“Cerimônias” e exames

Há dias convidaram-me para uma “cerimônia”. Não fui. Não pelo convite, ou por inconveniências temporais, mas pela incongruência da expressão. A dita “cerimônia” não se realizava no Rio, São Paulo ou qualquer outra cidade brasileira, mas em Lisboa e o convite partiu de um português. Que se passará para termos agora “cerimônias” em vez de cerimónias? Ignorância? Dicionário errado?

Seja o que for, o mesmo problema pode também afectar Nelson. Nelson é, suponhamos, um aluno instruído no Rio de Janeiro que, por migração dos pais, se mudou para Lisboa e ali prosseguiu os estudos. Num teste escolar, teve pela frente um texto livre dedicado aos transportes. Nelson não teria problemas, escrevia bem, pelo menos era o que lhe diziam no Rio, e atirou-se à escrita. Mas o professor veio depois admoestá-lo, baixando-lhe a nota, por “vários” erros ortográficos. Escreveu Nelson, seguro de si, as palavras “trem”, “cotidiano”, “recepção”, “excepcional”, “concepção”, “aspecto” e “quatorze”. O professor emendou “trem” para “comboio” (“essa palavra não se usa por cá com esse sentido, só no Brasil”), “cotidiano” (palavra que é admitida pelo Dicionário Houaiss) para “quotidiano”, “recepção” para “receção”, “excepcional” para “excecional”, “concepção” para “conceção”, “aspecto” para “aspeto” e “quatorze” (como no Brasil se escreve, regularmente, há décadas) para “catorze”. Nelson estava estupefacto (ou estaria “estupefato”?): então não havia, agora, uma ortografia comum, em que 99% das palavras eram grafadas da mesma maneira em todas as pátrias de língua portuguesa?

Pobre Nelson: calhou-lhe uma “cerimônia” desconcertante. E a esta não se chama erro, chama-se fraude. Apesar da proliferação dessa coisa a que chamam “acordo”, continua a haver grafias diferentes em Portugal e no Brasil. E não apenas pelo uso de milhares de vocábulos distintos. As razões para isto são do conhecimento geral e só os senhores que, com voluntárias palas nos olhos, assinaram uma coisa a que chamam “acordo” insistem em ignorá-las.

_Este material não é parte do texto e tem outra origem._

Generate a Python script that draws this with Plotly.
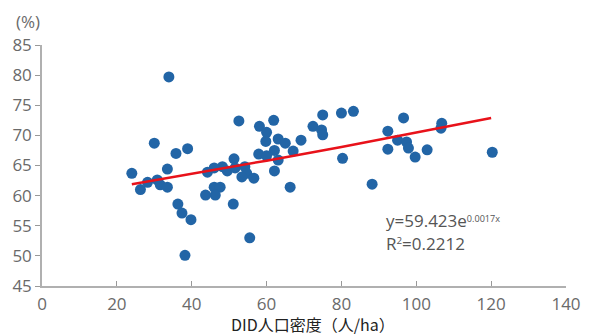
import math
import plotly.graph_objects as go

density = [24.0, 26.3, 28.2, 30.8, 31.6, 33.5, 33.5, 36.3, 37.4, 39.8, 38.2,
           33.9, 30.0, 35.8, 38.9,
           52.6, 61.9, 58.1, 60.0, 59.8, 63.1, 65.0, 69.2, 67.1, 62.1, 57.9, 60.0,
           63.1, 51.3, 48.2, 46.0, 44.2, 49.5, 51.6, 54.2, 54.7, 53.4, 56.6, 62.1,
           46.0, 47.6, 43.7, 46.3, 51.1, 66.3, 55.5, 72.4, 75.0, 74.7, 75.0, 80.0,
           83.2, 80.3, 88.2, 92.4, 96.6, 92.4, 95.0, 97.4, 97.9, 99.7, 102.9,
           106.8, 106.6, 120.3]
rate = [63.7, 61.0, 62.2, 62.6, 61.8, 64.4, 61.4, 58.6, 57.1, 56.0, 50.1,
        79.7, 68.7, 67.0, 67.8,
        72.4, 72.5, 71.5, 70.5, 69.0, 69.4, 68.7, 69.2, 67.4, 67.5, 66.9, 66.6,
        65.9, 66.1, 64.8, 64.6, 63.9, 64.1, 64.6, 64.8, 63.7, 63.1, 62.9, 64.1,
        61.4, 61.4, 60.1, 60.1, 58.6, 61.4, 53.0, 71.5, 73.4, 70.9, 70.1, 73.7,
        74.0, 66.2, 61.9, 70.7, 72.9, 67.7, 69.2, 68.9, 67.9, 66.4, 67.6,
        72.0, 71.2, 67.2]

x_ticks = [0, 20, 40, 60, 80, 100, 120, 140]
y_ticks = [45, 50, 55, 60, 65, 70, 75, 80, 85]

fit_a = 59.423
fit_b = 0.0017
fit_x = [24, 40, 60, 80, 100, 120]
fit_y = [fit_a * math.exp(fit_b * v) for v in fit_x]

fig = go.Figure()
fig.add_trace(go.Scatter(
    x=density, y=rate, mode="markers",
    marker=dict(size=11, color="#2265a6", line=dict(width=0)),
    showlegend=False, hoverinfo="skip"))
fig.add_trace(go.Scatter(
    x=fit_x, y=fit_y, mode="lines",
    line=dict(color="#e8121a", width=2.5),
    showlegend=False, hoverinfo="skip"))

tick_font = dict(family="Open Sans", size=17, color="#6a6a6a")
PW, PH = 534, 241  # plot area in px

fig.update_layout(
    width=593, height=336,
    margin=dict(l=42, r=17, t=45, b=50),
    paper_bgcolor="white", plot_bgcolor="white",
    xaxis=dict(range=[0, 140], tickvals=x_ticks, ticks="inside", ticklen=5,
               tickcolor="#999", showline=True, linecolor="#b0b0b0", linewidth=1.5,
               showgrid=False, zeroline=False, tickfont=tick_font,
               ticklabelstandoff=2),
    yaxis=dict(range=[45, 85], tickvals=y_ticks, ticks="outside", ticklen=5,
               tickcolor="#999", showline=True, linecolor="#b0b0b0", linewidth=1.5,
               showgrid=False, zeroline=False, tickfont=tick_font),
    annotations=[
        dict(text="(%)", xref="paper", yref="paper",
             x=-29 / PW, y=1 + 23 / PH, xanchor="left", yanchor="middle",
             showarrow=False, font=tick_font),
        dict(text="DID人口密度（人/ha）", xref="paper", yref="paper",
             x=(318 - 42) / PW, y=-(324 - 286) / PH, xanchor="center",
             yanchor="middle", showarrow=False, borderpad=0,
             font=dict(family="Noto Sans CJK JP", size=16, color="#222")),
        dict(text="y=59.423e<span style='font-size:13px'><sup>0.0017x</sup></span>",
             xref="x", yref="y",
             x=91.5, y=55.8, xanchor="left", yanchor="middle", showarrow=False,
             font=dict(family="Open Sans", size=17, color="#555")),
        dict(text="R<span style='font-size:14px'><sup>2</sup></span>=0.2212",
             xref="x", yref="y",
             x=91.5, y=52.0, xanchor="left", yanchor="middle", showarrow=False,
             font=dict(family="Open Sans", size=17, color="#555")),
    ],
)

fig.write_html("out.html")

É curioso que, em 1952, tinha o Brasil acabado de rejeitar o “acordo ortográfico” de 1945, o então presidente da Sociedade de Língua Portuguesa, Raul Machado, escrevia no boletim da dita um texto contemporizador, admitindo que pudesse vir a escrever-se em Portugal “fato” em lugar de “facto”, isto para ter a aceitação do Brasil. “Que mal há em que se escreva àção em vez de acção? Que bem há em grafar abstracto em vez de abstrato?” Deixando de parte concordâncias ou discordâncias com tais sugestões, é curioso ver que ele escolheu palavras onde as alterações não prejudicariam a fonética. Escreveu “àção” por “acção” (substituindo o “c” na sua função de impedir o fechamento do “a” por um acento grave). Sucede que, no novo “acordo”, caiu o “c” mas não ficou nada. O que, se funciona para o Brasil, não funciona para Portugal, que se vê impelido a ler “ação” da mesma forma que lê “a São”.

Corresponde isto, como se propagandeou, a uma reforma em benefício da fonética? Só com uma grande dose de descaramento é possível defender tal tese. Se os sinais diacríticos servem para “distinguir a modulação das vogais e a pronúncia de certas palavras” (como diz o Dicionário da Porto Editora) ou “para diferençar letras ou palavras” (como se escreve no Priberam online), a sua supressão influi necessariamente na fala. Acentos ou consoantes com tal função são fulcrais para que se leia “cerimónia” ou “cerimônia”, consoante se siga as normas portuguesa ou brasileira (sim, que ainda existem, apesar das falsidades em contrário), “bebé” ou “bebê”, mas também corréção em “correcção” e não a corr’ção induzida pela nova fórmula “correção”. E isto é  porque estamos em Portugal, com normas fonéticas próprias, diferentes das do Brasil — Brasil que, para uma mesma língua, a portuguesa, tem há séculos uma “fala” própria que briosamente lapidou. Nesse mesmo Portugal onde não devia haver portugueses a convocar “cerimônias” nem alunos a serem penalizados por regras que nem os seus mentores explicam com um mínimo de nexo.